Make a Joyful Noise

The people of God sing. After escaping from the Egyptians and crossing the Red Sea, the people of Israel sang a song to the Lord. In fact this song, the Song of Miriam, is the oldest piece of Hebrew scripture in existence. Singing was part of Israel’s formal worship in both tabernacle and tem-ple. Then the Psalms bear rich testimony that in joy and sorrow, in praise and lament, the faithful raise their voices in song to God. Hymn singing also was practiced by Jesus and his disciples (Matt. 26:30). The Apostle Paul instructed the Colossians, “Let the word of Christ dwell in you richly; teach and admonish one another in all wisdom; and with gratitude in your hearts sing psalms, hymns, and spiritual songs to God. (Col. 3: 16-17).

Yet today so many of us treat hymns as “background” rather than as an opportunity for serious listening, much less participation. So many folks will just stand and stare stoned-faced as others try their best to raise their voices almost alone when the hymns are sung. But this is not supposed to be the case.

Of all the musical instruments that may be employed in the praise of God, the human voice has priority. Other instruments are to be used primarily in the service of the singing of God’s people. Reformed theologian Karl Barth points out that singing is not an option for the people of God; it is one of the essential ministries of the church:

The Christian church sings. It is not a choral society. Its singing is not a concert. But from a soulful response to God’s amazing power and love it sings. Singing is the highest form of human expression. What we believe is that the church which does not sing is not the church. And where it does not really sing but sighs and mumbles and mutters, shamefacedly and with an ill grace, it can be at best only as a group of people which is not sure of its cause, whose ministry and witness is tepid at best. Just imagine being a visitor wandering in, looking for fellowship and meaning for life, only to find a bunch of people looking like they hate part of the soul of our very worship experience. Will they want to come back and be part of that?

No, the praise of God which finds its concrete culmination in the singing of the parish is one of the indispensable forms of the ministry of the church. Sure, sometimes it’s not easy; sometimes the hymns are unfamiliar, but within a verse we can all get the hang of the melody. And you know what?
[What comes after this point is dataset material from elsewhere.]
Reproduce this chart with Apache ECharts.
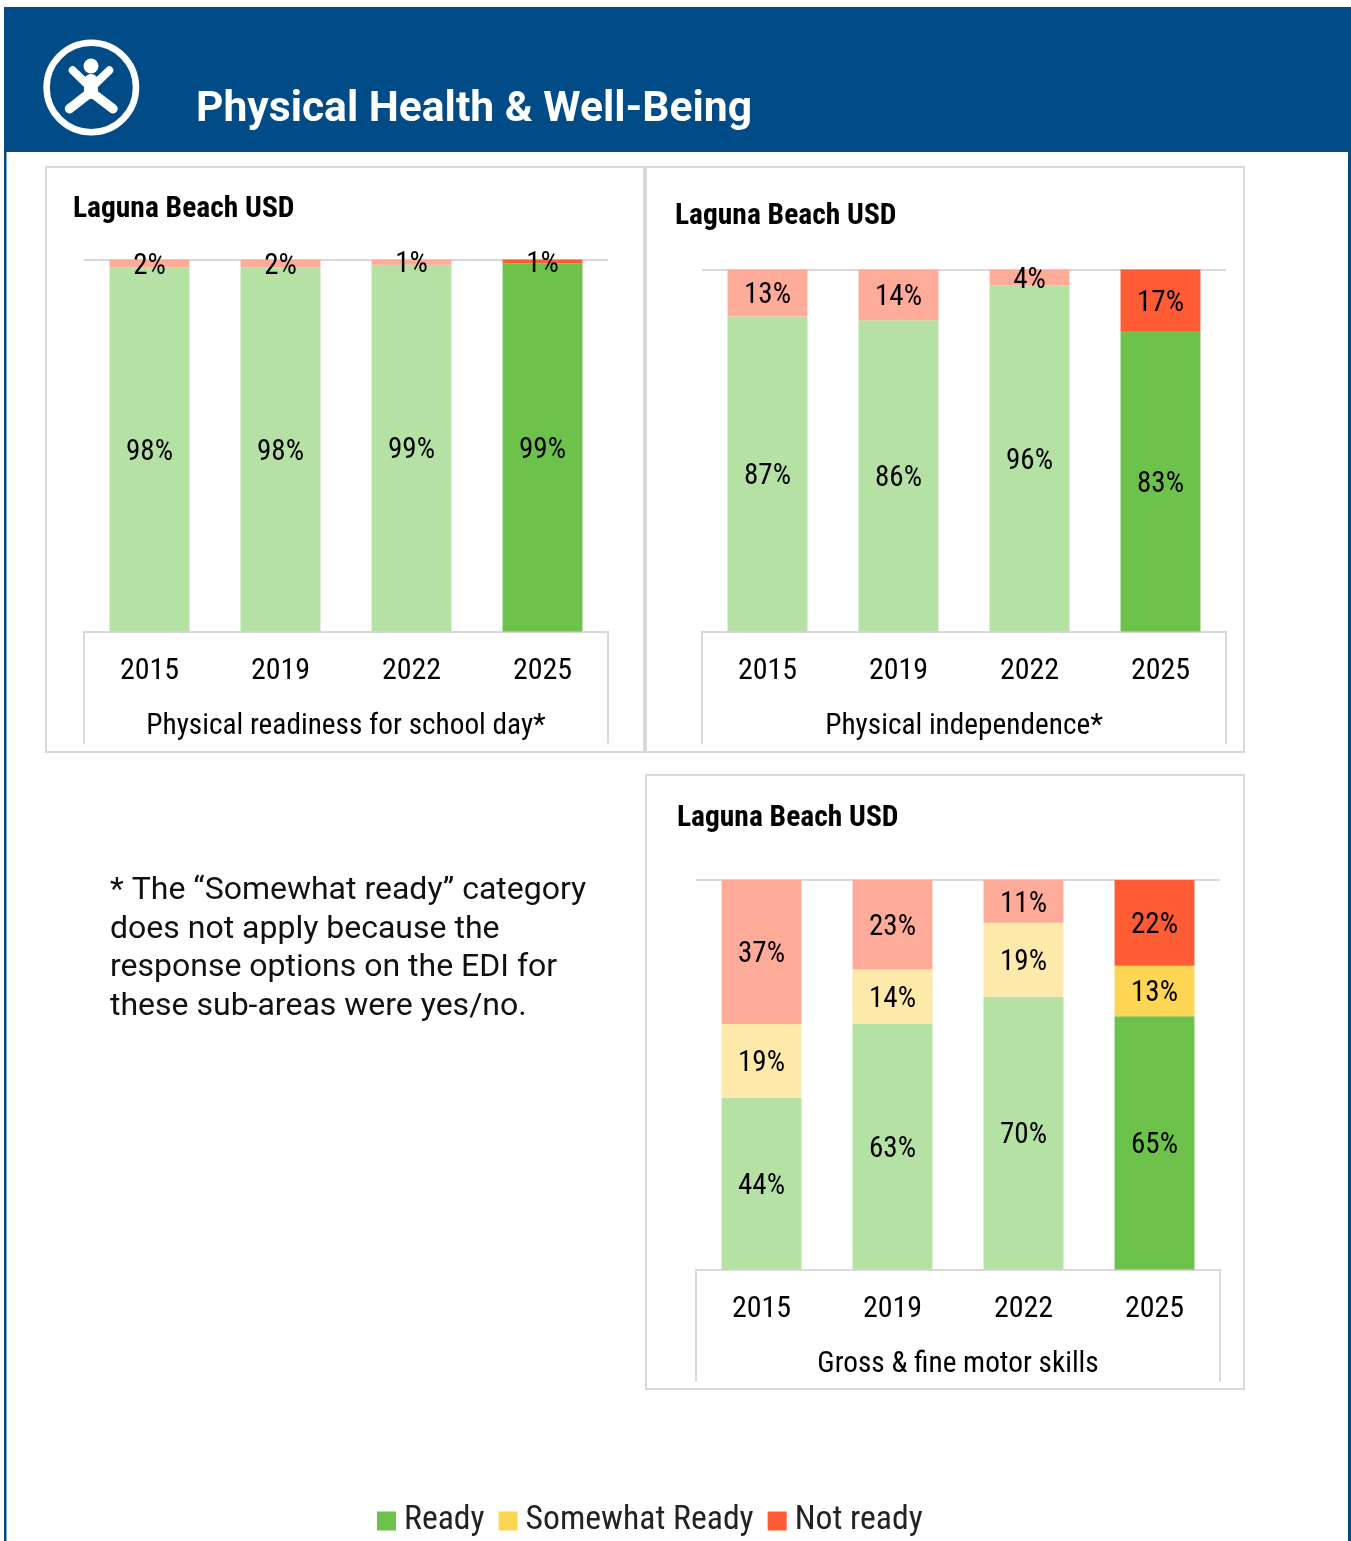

Bad singing is much more joyous and fun than no singing. You ought to hear me in the car!

In Tennessee, I had a congregation that had some problems deciding how they wanted to tackle a certain issue. They were going at it tooth and nail. But every Sunday, they would all get together, young and old, left and right, high church and low, and they would sing those hymns at the top of their lungs, knowing there were a few clunkers here and there, a few notes that got abused, and a few ear drums that were insult-ed. And they relished in that! We would all smile when those hymns were over because they did that work together. And it was fun!!!

So, folks — well, let’s face it — GUYS, when the bishop comes on June 24th, I want us to sing. As un-trained as our voices are, as grumbly as they are, sing! I promise you, your neighbor in the pew may look like you’ve gone nuts, but God will be smiling.